DOH finally cracks down on misleading food supplement ads

It's been a long time coming but the Department of the Health (DOH) is finally laying down strict guidelines for food supplement ads, reports GMANews.TV.

In DOH's Administrative Order 2010-0008 requires the manufacturers and distributors of such products to "make it clear to buyers that the products are not to be considered medicines." GMANews.TV noted that the order, which is dated March 18, 2010, was only posted on the DOH website yesterday.

They're mandated to replace "No Approved Therapeutic Claim" with "Important notice: The product is not medicine and is not to be used for treating diseases)." The warning is to be printed or aired in broadcast ads, as well as announced in sponsorship activities.

In her order, DOH Secretary Esperanza Cabral, pointed out: "Accordingly, the use of the message or phrase 'No Approved Therapeutic Claim' shall no longer be allowed in any form of advertisement, promotion and/or sponsorship activities or materials concerning Food/Dietary Supplements commencing from the effectivity of this Order."

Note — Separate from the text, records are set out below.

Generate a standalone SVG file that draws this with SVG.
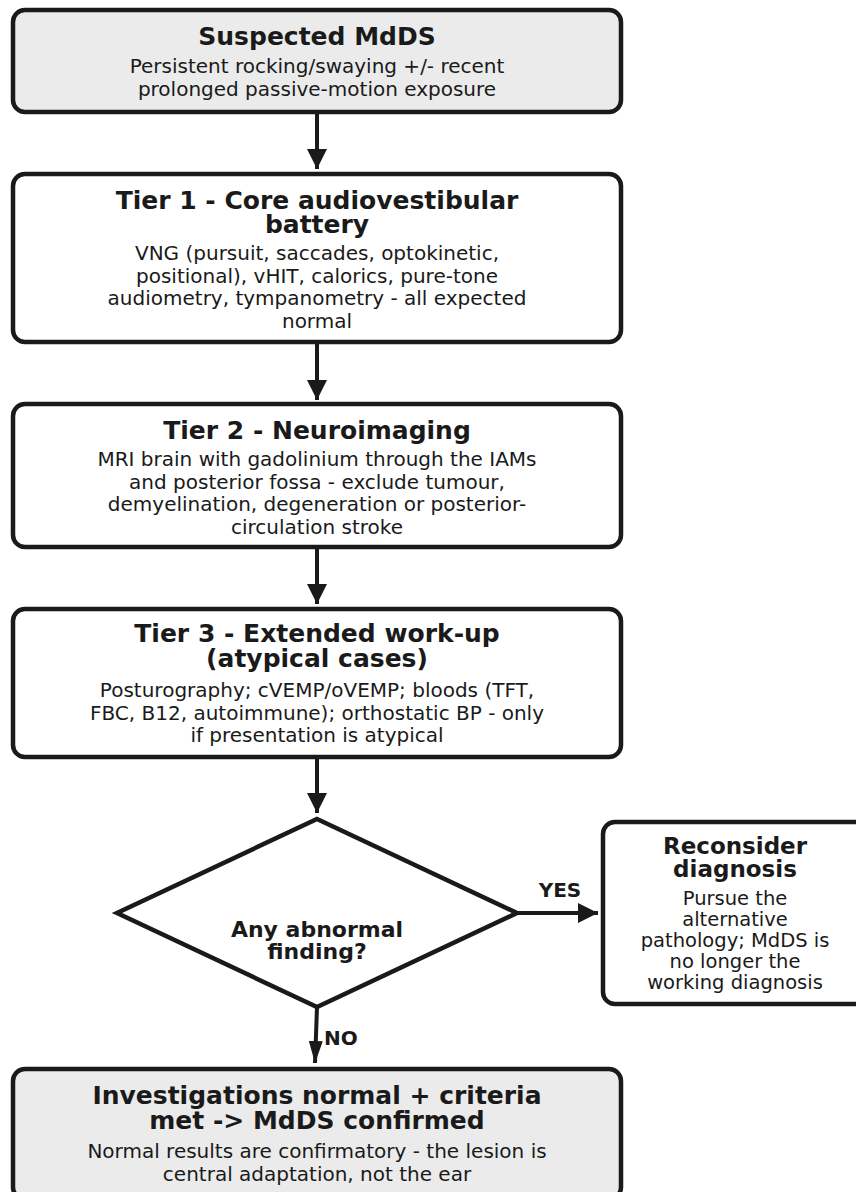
<svg xmlns="http://www.w3.org/2000/svg" width="856" height="1192" viewBox="0 0 856 1192">
<style>
.box{fill:#ffffff;stroke:#1a1a1a;stroke-width:4.5}
.grey{fill:#ebebeb}
.t{font-family:"DejaVu Sans",sans-serif;font-weight:bold;font-size:25px;fill:#1a1a1a;text-anchor:middle}
.b{font-family:"DejaVu Sans",sans-serif;font-size:20px;fill:#1a1a1a;text-anchor:middle}
.c{stroke:#1a1a1a;stroke-width:4;fill:none}
.lbl{font-family:"DejaVu Sans",sans-serif;font-weight:bold;font-size:20px;fill:#1a1a1a}
</style>
<defs>
<marker id="ah" markerUnits="userSpaceOnUse" markerWidth="22" markerHeight="22" refX="20" refY="10" orient="auto">
<path d="M0,0 L20,10 L0,20 Z" fill="#1a1a1a"/>
</marker>
<marker id="ahn" markerUnits="userSpaceOnUse" markerWidth="24" markerHeight="16" refX="22" refY="7" orient="auto">
<path d="M0,0 L22,7 L0,14 Z" fill="#1a1a1a"/>
</marker>
</defs>
<rect width="856" height="1192" fill="#ffffff"/>
<g id="connectors">
<line class="c" x1="317" y1="112" x2="317" y2="169" marker-end="url(#ah)"/>
<line class="c" x1="317" y1="342" x2="317" y2="400" marker-end="url(#ah)"/>
<line class="c" x1="317" y1="547" x2="317" y2="604" marker-end="url(#ah)"/>
<line class="c" x1="317" y1="757" x2="317" y2="813" marker-end="url(#ah)"/>
<line class="c" x1="517" y1="913" x2="598" y2="913" marker-end="url(#ah)"/>
<text class="lbl" x="560" y="897" text-anchor="middle">YES</text>
<line class="c" x1="317" y1="1007" x2="315" y2="1063" marker-end="url(#ahn)"/>
<text class="lbl" x="324" y="1045">NO</text>
</g>
<g id="n1">
<rect class="box grey" x="13" y="10" width="608" height="102" rx="12"/>
<text class="t" x="317" y="45">Suspected MdDS</text>
<text class="b" x="317" y="73">Persistent rocking/swaying +/- recent</text>
<text class="b" x="317" y="96">prolonged passive-motion exposure</text>
</g>
<g id="n2">
<rect class="box" x="13" y="174" width="608" height="168" rx="12"/>
<text class="t" x="317" y="209">Tier 1 - Core audiovestibular</text>
<text class="t" x="317" y="233">battery</text>
<text class="b" x="317" y="260">VNG (pursuit, saccades, optokinetic,</text>
<text class="b" x="317" y="282.5">positional), vHIT, calorics, pure-tone</text>
<text class="b" x="317" y="305">audiometry, tympanometry - all expected</text>
<text class="b" x="317" y="327.5">normal</text>
</g>
<g id="n3">
<rect class="box" x="13" y="404" width="608" height="143" rx="12"/>
<text class="t" x="317" y="439">Tier 2 - Neuroimaging</text>
<text class="b" x="317" y="466">MRI brain with gadolinium through the IAMs</text>
<text class="b" x="317" y="488.5">and posterior fossa - exclude tumour,</text>
<text class="b" x="317" y="511">demyelination, degeneration or posterior-</text>
<text class="b" x="317" y="533.5">circulation stroke</text>
</g>
<g id="n4">
<rect class="box" x="13" y="609" width="608" height="148" rx="12"/>
<text class="t" x="317" y="642">Tier 3 - Extended work-up</text>
<text class="t" x="317" y="667">(atypical cases)</text>
<text class="b" x="317" y="697">Posturography; cVEMP/oVEMP; bloods (TFT,</text>
<text class="b" x="317" y="719.5">FBC, B12, autoimmune); orthostatic BP - only</text>
<text class="b" x="317" y="742">if presentation is atypical</text>
</g>
<g id="decision">
<polygon points="317,819 517,913 317,1007 117,913" fill="#ffffff" stroke="#1a1a1a" stroke-width="4.5" stroke-linejoin="miter"/>
<text class="t" x="317" y="937" style="font-size:22px">Any abnormal</text>
<text class="t" x="317" y="959" style="font-size:22px">finding?</text>
</g>
<g id="reconsider">
<rect class="box" x="603" y="822" width="264" height="182" rx="12"/>
<text class="t" x="735" y="854" style="font-size:23px">Reconsider</text>
<text class="t" x="735" y="877" style="font-size:23px">diagnosis</text>
<text class="b" x="735" y="905" style="font-size:19.5px">Pursue the</text>
<text class="b" x="735" y="926" style="font-size:19.5px">alternative</text>
<text class="b" x="735" y="947" style="font-size:19.5px">pathology; MdDS is</text>
<text class="b" x="735" y="968" style="font-size:19.5px">no longer the</text>
<text class="b" x="735" y="989" style="font-size:19.5px">working diagnosis</text>
</g>
<g id="confirmed">
<rect class="box grey" x="13" y="1069" width="608" height="130" rx="12"/>
<text class="t" x="317" y="1104">Investigations normal + criteria</text>
<text class="t" x="317" y="1129">met -&gt; MdDS confirmed</text>
<text class="b" x="317" y="1158">Normal results are confirmatory - the lesion is</text>
<text class="b" x="317" y="1181">central adaptation, not the ear</text>
</g>
</svg>
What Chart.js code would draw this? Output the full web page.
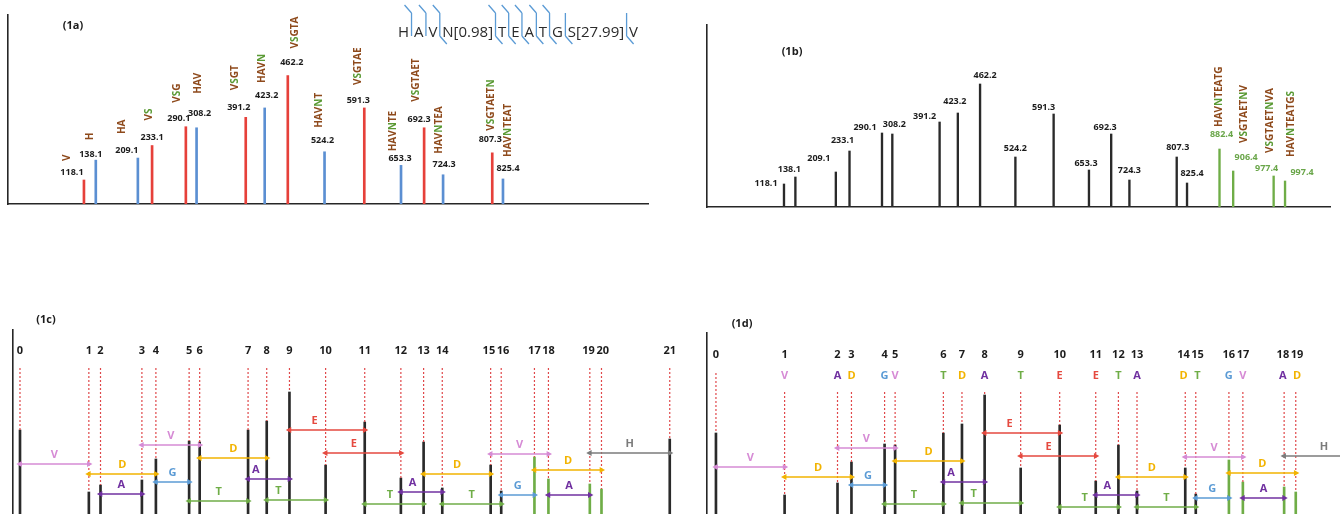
<!DOCTYPE html>
<html>
<head>
<meta charset="utf-8">
<script src="https://cdn.jsdelivr.net/npm/chart.js@4.4.1/dist/chart.umd.min.js"></script>
<style>
  html, body { margin: 0; padding: 0; background: #fff; overflow: hidden; width: 1344px; height: 514px; }
  canvas { position: absolute; }
</style>
</head>
<body>
<canvas id="c1a"></canvas>
<canvas id="c1b"></canvas>
<canvas id="c1c"></canvas>
<canvas id="c1d"></canvas>
<script>
// ---- Peptide HAVN[0.98]TEATGS[27.99]V : fragment data ----
const residues = ['H', 'A', 'V', 'N[0.98]', 'T', 'E', 'A', 'T', 'G', 'S[27.99]', 'V'];

// (1a) annotated b/y fragments
const mzA = [118.1, 138.1, 209.1, 233.1, 290.1, 308.2, 391.2, 423.2, 462.2, 524.2, 591.3, 653.3, 692.3, 724.3, 807.3, 825.4];
const ionsA = ['V', 'H', 'HA', 'VS', 'VSG', 'HAV', 'VSGT', 'HAVN', 'VSGTA', 'HAVNT', 'VSGTAE', 'HAVNTE', 'VSGTAET', 'HAVNTEA', 'VSGTAETN', 'HAVNTEAT'];
const intensityA = [23, 42, 44, 56, 74, 73, 83, 92, 123, 50, 92, 37, 73, 28, 49, 24];

// (1b) full peak list, four extra fragments at the high-mass end
const mzB = [118.1, 138.1, 209.1, 233.1, 290.1, 308.2, 391.2, 423.2, 462.2, 524.2, 591.3, 653.3, 692.3, 724.3, 807.3, 825.4, 882.4, 906.4, 977.4, 997.4];
const extraIonsB = ['HAVNTEATG', 'VSGTAETNV', 'VSGTAETNVA', 'HAVNTEATGS'];
const intensityB = [23, 30, 35, 56, 74, 73, 85, 94, 123, 50, 93, 37, 73, 27, 50, 24, 58, 36, 31, 26];

// (1c)/(1d) mass ladders: origin, peaks, precursor
const originIntensity = 85;
const precursorMz = 1114.5;
const precursorIntensity = 76;

// residue gaps between ladder positions
const gapFrom    = [0,     118.1, 138.1, 209.1, 233.1, 308.2, 290.1, 391.2, 423.2, 462.2, 524.2, 591.3, 653.3, 692.3, 724.3, 807.3, 825.4, 882.4, 906.4, 977.4];
const gapTo      = [118.1, 233.1, 209.1, 308.2, 290.1, 423.2, 391.2, 462.2, 524.2, 591.3, 653.3, 692.3, 724.3, 807.3, 825.4, 906.4, 882.4, 997.4, 977.4, 1114.5];
const gapResidue = ['V',   'D',   'A',   'V',   'G',   'D',   'T',   'A',   'T',   'E',   'E',   'T',   'A',   'D',   'T',   'V',   'G',   'D',   'A',   'H'];
const gapLevel   = [51,    41,    21,    70,    33,    57,    14,    36,    15,    85,    62,    11,    23,    41,    11,    61,    20,    45,    20,    62];

// ---- styling ----
const FONT = '"Open Sans", "Liberation Sans", sans-serif';
const AXIS = '#262626';
const INK = '#1c1c1c';
const BROWN = '#8E4A1C';
const LEAF = '#5A9A34';
const Y_RED = '#E6403A';
const B_BLUE = '#5B8FD2';
const STICK = '#2a2a2a';
const STICK_GREEN = '#6FAD47';
const NUM_GREEN = '#6AA64A';
const DASH_RED = '#E0484A';
const SEQ_BLUE = '#5B9BD5';
const residueColor = { V: '#D68BD5', D: '#F2B300', A: '#7030A0', G: '#5B9BD5', T: '#6FAD47', E: '#E5493F', H: '#7B7B7B' };

// label placement tweaks: [dx, lift above stick top, ion dx, ion gap]
const tweakA = {
  '118.1': [-12, 8, -5, 11], '138.1': [-5, 6, -1, 14], '209.1': [-11, 8, -5, 16], '233.1': [0, 8, -3, 17],
  '290.1': [-7, 8, -2, 16], '308.2': [3, 14, -1, 20], '391.2': [-7, 10, -4, 17], '423.2': [2, 12, -5, 13],
  '462.2': [4, 13, 3, 14], '524.2': [-2, 11, -3, 13], '591.3': [-6, 7, 0, 16], '653.3': [-1, 7, -7, 7],
  '692.3': [-5, 8, -3, 18], '724.3': [1, 10, -5, 11], '807.3': [-2, 13, 1, 9], '825.4': [5, 11, 0, 11]
};
const tweakB = {
  '118.1': [-18, 1], '138.1': [-6, 8], '209.1': [-17, 14], '233.1': [-7, 11], '290.1': [-17, 6],
  '308.2': [2, 10], '391.2': [-15, 6], '423.2': [-3, 12], '462.2': [5, 9], '524.2': [0, 9],
  '591.3': [-10, 7], '653.3': [-3, 7], '692.3': [-6, 7], '724.3': [0, 10], '807.3': [1, 10],
  '825.4': [5, 10], '882.4': [2, 15, -2, 7], '906.4': [13, 14, -2, 14], '977.4': [-7, 8, 4, 15], '997.4': [17, 9, -11, 15]
};

function place(id, left, top, w, h) {
  const cv = document.getElementById(id);
  cv.width = w; cv.height = h;
  cv.style.left = left + 'px'; cv.style.top = top + 'px';
  cv.style.width = w + 'px'; cv.style.height = h + 'px';
  return cv;
}

function baseOptions(pad, xMin, xMax, yMax) {
  const axis = (min, max) => ({
    type: 'linear', min, max, offset: false,
    grid: { display: false, drawTicks: false },
    ticks: { display: false },
    border: { display: true, color: AXIS, width: 1.6 }
  });
  return {
    responsive: false, animation: false, devicePixelRatio: 1,
    layout: { padding: pad },
    plugins: { legend: { display: false }, tooltip: { enabled: false } },
    scales: { x: axis(xMin, xMax), y: axis(0, yMax) }
  };
}

function stickSet(masses, values, colors, thickness) {
  return {
    type: 'bar', order: 3,
    data: masses.map((m, i) => ({ x: m, y: values[i] })),
    backgroundColor: colors, borderWidth: 0, barThickness: thickness, grouped: false
  };
}

// vertical text, reading bottom-to-top; S and N in green
function ionLabel(ctx, text, x, yBottom) {
  ctx.save();
  ctx.translate(x, yBottom);
  ctx.rotate(-Math.PI / 2);
  ctx.font = `bold 10px ${FONT}`;
  ctx.textAlign = 'left';
  ctx.textBaseline = 'middle';
  let cx = 0;
  for (const ch of text) {
    ctx.fillStyle = (ch === 'S' || ch === 'N') ? LEAF : BROWN;
    ctx.fillText(ch, cx, 0);
    cx += ctx.measureText(ch).width;
  }
  ctx.restore();
}

// push neighbouring centred labels apart so they do not collide
function spread(xs, widths, pad) {
  const out = xs.slice();
  for (let i = 1; i < out.length; i++) {
    const need = (widths[i - 1] + widths[i]) / 2 + pad - (out[i] - out[i - 1]);
    if (need > 0) { out[i - 1] -= need / 2; out[i] += need / 2; }
  }
  return out;
}

function isYIon(ion) { return ion[0] === 'V'; }

// ================= (1a) =================
const colorsA = ionsA.map(ion => isYIon(ion) ? Y_RED : B_BLUE);
new Chart(place('c1a', 0, 0, 672, 257), {
  type: 'bar',
  data: { datasets: [stickSet(mzA, intensityA, colorsA, 2)] },
  options: baseOptions({ left: 8, top: 15, right: 24, bottom: 53 }, -10.1, 1070.2, 181),
  plugins: [{
    id: 'labelsA',
    afterDatasetsDraw(chart) {
      const { ctx, scales: { x, y } } = chart;
      ctx.save();
      ctx.fillStyle = INK;
      ctx.font = `bold 11px ${FONT}`;
      ctx.textAlign = 'center'; ctx.textBaseline = 'middle';
      ctx.fillText('(1a)', 73, 26);

      mzA.forEach((m, i) => {
        const t = tweakA[m.toFixed(1)] || [0, 9, -2, 13];
        const nx = x.getPixelForValue(m) + t[0];
        const ny = y.getPixelForValue(intensityA[i]) - t[1];
        ctx.font = `bold 9px ${FONT}`;
        ctx.fillStyle = INK;
        ctx.textAlign = 'center'; ctx.textBaseline = 'middle';
        ctx.fillText(m.toFixed(1), nx, ny);
        ionLabel(ctx, ionsA[i], nx + t[2], ny - t[3]);
      });

      // sequence with fragment markers
      const n = residues.length;
      const bCut = new Set(ionsA.filter(s => !isYIon(s)).map(s => s.length));
      const yCut = new Set(ionsA.filter(isYIon).map(s => n - s.length));
      ctx.font = `15px ${FONT}`;
      ctx.fillStyle = '#2b2b2b';
      ctx.textAlign = 'left'; ctx.textBaseline = 'alphabetic';
      const widths = residues.map(r => ctx.measureText(r).width);
      const x0 = 398, x1 = 638;
      const gap = (x1 - x0 - widths.reduce((a, b) => a + b, 0)) / (n - 1);
      let cx = x0;
      ctx.strokeStyle = SEQ_BLUE; ctx.lineWidth = 1.3;
      residues.forEach((r, i) => {
        ctx.fillText(r, cx, 37);
        cx += widths[i];
        if (i < n - 1) {
          const mx = cx + gap / 2;
          const cut = i + 1;
          ctx.beginPath();
          ctx.moveTo(mx, 13); ctx.lineTo(mx, 36);
          if (bCut.has(cut)) { ctx.moveTo(mx, 13); ctx.lineTo(mx - 7, 5); }
          if (yCut.has(cut)) { ctx.moveTo(mx, 36); ctx.lineTo(mx + 7, 44); }
          ctx.stroke();
          cx += gap;
        }
      });
      ctx.restore();
    }
  }]
});

// ================= (1b) =================
const nA = mzA.length;
const colorsB = mzB.map((m, i) => i >= nA ? STICK_GREEN : STICK);
new Chart(place('c1b', 672, 0, 672, 257), {
  type: 'bar',
  data: { datasets: [stickSet(mzB, intensityB, colorsB, 1.7)] },
  options: baseOptions({ left: 35, top: 25, right: 14, bottom: 50 }, -17.0, 1076.3, 182),
  plugins: [{
    id: 'labelsB',
    afterDatasetsDraw(chart) {
      const { ctx, scales: { x, y } } = chart;
      ctx.save();
      ctx.fillStyle = INK;
      ctx.font = `bold 11px ${FONT}`;
      ctx.textAlign = 'center'; ctx.textBaseline = 'middle';
      ctx.fillText('(1b)', 120, 52);
      mzB.forEach((m, i) => {
        const t = tweakB[m.toFixed(1)] || [0, 9, -2, 13];
        const nx = x.getPixelForValue(m) + t[0];
        const ny = y.getPixelForValue(intensityB[i]) - t[1];
        ctx.font = `bold 9px ${FONT}`;
        ctx.fillStyle = i >= nA ? NUM_GREEN : INK;
        ctx.textAlign = 'center'; ctx.textBaseline = 'middle';
        ctx.fillText(m.toFixed(1), nx, ny);
        if (i >= nA) ionLabel(ctx, extraIonsB[i - nA], nx + t[2], ny - t[3]);
      });
      ctx.restore();
    }
  }]
});

// ================= (1c) / (1d) mass ladders =================
const gaps = gapFrom.map((f, i) => ({ from: f, to: gapTo[i], res: gapResidue[i], level: gapLevel[i] }));

function ladderChart(id, box, pad, xMin, xMax, masses, values, opts) {
  const colors = masses.map(m => (m > mzA[nA - 1] && m < precursorMz) ? STICK_GREEN : STICK);
  const present = new Set(masses);
  const arrows = gaps.filter(g => present.has(g.from) && present.has(g.to));
  // residue letter that ends at each ladder position
  const letters = masses.map(m => { const g = gaps.find(a => a.to === m); return g ? g.res : ''; });

  const dash = [];
  masses.forEach((m, i) => {
    const top = opts.letterRow ? (letters[i] ? opts.dashTop : opts.dashTopBare) : opts.dashTop;
    dash.push({ x: m, y: top }, { x: m, y: values[i] }, { x: m, y: null });
  });

  const datasets = [stickSet(masses, values, colors, 2), {
    type: 'line', order: 2, data: dash, spanGaps: false,
    borderColor: DASH_RED, borderWidth: 1.2, borderDash: [2, 2], pointRadius: 0
  }];
  arrows.forEach(a => {
    const c = residueColor[a.res];
    datasets.push({
      type: 'line', order: 1,
      data: [{ x: a.from, y: a.level }, { x: a.to, y: a.level }],
      borderColor: c, borderWidth: 1.5,
      pointStyle: 'triangle', pointRadius: 3.6, pointRotation: [-90, 90],
      pointBackgroundColor: c, pointBorderColor: c, pointBorderWidth: 0
    });
  });

  new Chart(place(id, box[0], box[1], box[2], box[3]), {
    type: 'bar',
    data: { datasets },
    options: baseOptions(pad, xMin, xMax, 185),
    plugins: [{
      id: 'ladderText',
      afterDatasetsDraw(chart) {
        const { ctx, chartArea, scales: { x, y } } = chart;
        ctx.save();
        ctx.textAlign = 'center'; ctx.textBaseline = 'middle';
        ctx.fillStyle = INK;
        ctx.font = `bold 11px ${FONT}`;
        ctx.fillText(opts.tag, opts.tagPos[0], opts.tagPos[1]);
        const px = masses.map(m => x.getPixelForValue(m));
        const names = masses.map((m, i) => String(i));
        const lx = spread(px, names.map(s => ctx.measureText(s).width), 1.5);
        masses.forEach((m, i) => {
          ctx.fillStyle = INK;
          ctx.fillText(names[i], lx[i], chartArea.top + opts.numberOffset);
          if (opts.letterRow && letters[i]) {
            ctx.fillStyle = residueColor[letters[i]];
            ctx.fillText(letters[i], lx[i], chartArea.top + opts.letterOffset);
          }
        });
        arrows.forEach(a => {
          let mx = (x.getPixelForValue(a.from) + x.getPixelForValue(a.to)) / 2;
          // keep the letter off any stick that falls under the middle of the arrow
          masses.forEach(m => {
            if (m > a.from && m < a.to) {
              const sx = x.getPixelForValue(m);
              if (Math.abs(mx - sx) < 7) mx = sx - 11;
            }
          });
          const my = y.getPixelForValue(a.level) - 9;
          ctx.fillStyle = residueColor[a.res];
          ctx.fillText(a.res, mx, my);
        });
        ctx.restore();
      }
    }]
  });
}

const ladderC = [0, ...mzB, precursorMz];
const ladderCValues = [originIntensity, ...intensityB, precursorIntensity];
ladderChart('c1c', [0, 257, 700, 273], { left: 13, top: 73, right: 5, bottom: 15 }, -12.0, 1157.8,
  ladderC, ladderCValues,
  { tag: '(1c)', tagPos: [46, 63], numberOffset: 21, letterRow: false, dashTop: 147 });

// (1d) ladder without the H (138.1) peak
const ladderD = ladderC.filter(m => m !== 138.1);
const ladderDValues = ladderCValues.filter((v, i) => ladderC[i] !== 138.1);
ladderChart('c1d', [672, 257, 672, 273], { left: 35, top: 76, right: 0, bottom: 12 }, -15.4, 1073.5,
  ladderD, ladderDValues,
  { tag: '(1d)', tagPos: [70, 67], numberOffset: 22, letterRow: true, letterOffset: 43, dashTop: 126, dashTopBare: 145 });
</script>
</body>
</html>
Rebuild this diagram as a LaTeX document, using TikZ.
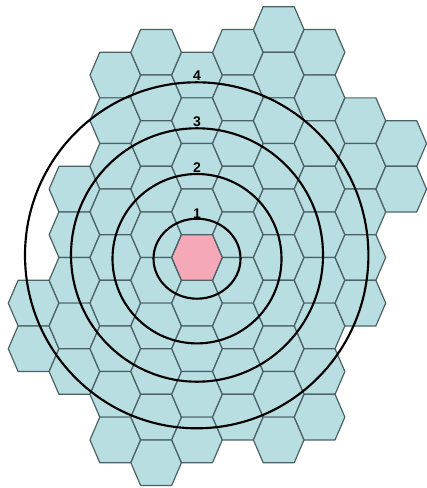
\documentclass[tikz,border=0pt]{standalone}
\usepackage{fontspec}
\setmainfont{Liberation Sans}
\tikzset{every picture/.style={line width=0.75pt}}
\tikzset{
  hexcell/.style={draw={rgb, 255:red, 74; green, 98; blue, 102}, fill={rgb, 255:red, 184; green, 222; blue, 225}, line width=0.9pt, line join=round},
  centrecell/.style={hexcell, fill={rgb, 255:red, 245; green, 168; blue, 184}},
  ring/.style={draw=black, line width=1.6pt},
  ringlabel/.style={inner sep=0.75pt, font=\fontsize{10.5}{12}\selectfont\bfseries}
}

\begin{document}
\begin{tikzpicture}[x=0.75pt,y=0.75pt,yscale=-1,xscale=1]
\useasboundingbox (0,0) rectangle (426,488);

%Shape: Hexagon cells, column by column [k / first row / last row]
\foreach \k/\jmin/\jmax in {-4/2/4, -3/-3/5, -2/-8/8, -1/-9/9, 0/-8/8, 1/-9/7, 2/-10/8, 3/-9/7, 4/-6/2, 5/-5/-3}{
  \pgfmathtruncatemacro{\jnext}{\jmin+2}
  \foreach \j in {\jmin,\jnext,...,\jmax}{
    \draw [hexcell, shift={({197+40.85*(\k)},{257.5+22.8*(\j)})}] (-25.3,0) -- (-15.5,-22.8) -- (15.5,-22.8) -- (25.3,0) -- (15.5,22.8) -- (-15.5,22.8) -- cycle ;
  }
}
%Shape: Centre cell
    \draw [centrecell, shift={(197,257.5)}] (-25.3,0) -- (-15.5,-22.8) -- (15.5,-22.8) -- (25.3,0) -- (15.5,22.8) -- (-15.5,22.8) -- cycle ;

%Shape: Rings
    \draw [ring] (197,258.7) ellipse [x radius=43.5, y radius=40] ;
    \draw [ring] (197,258.7) ellipse [x radius=84.5, y radius=84.7] ;
    \draw [ring] (197,255) ellipse [x radius=126, y radius=126.7] ;
    \draw [ring] (196.7,255.3) ellipse [x radius=171.7, y radius=173] ;

% Text Node
    \node (lbl1) [ringlabel] at (197,213.3) {1};
% Text Node
    \node (lbl2) [ringlabel] at (197,167.3) {2};
% Text Node
    \node (lbl3) [ringlabel] at (197,121.7) {3};
% Text Node
    \node (lbl4) [ringlabel] at (197,76) {4};

\end{tikzpicture}
\end{document}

Misleading ads shall be considered a violation of Republic Act 9711. Under Section 11 of the law, violators face jail terms from one to 10 years, and/or a fine ranging from P50,000 to P500,000. If the offender is a manufacturer, importer or distributor of any health product, it will face jail of five to 10 years, and/or a fine of P500,000 to P5 million. An additional fine of one percent of the economic value/cost of the violative product or violation, or P1,000, whichever is higher, shall be imposed for each day of continuing violation.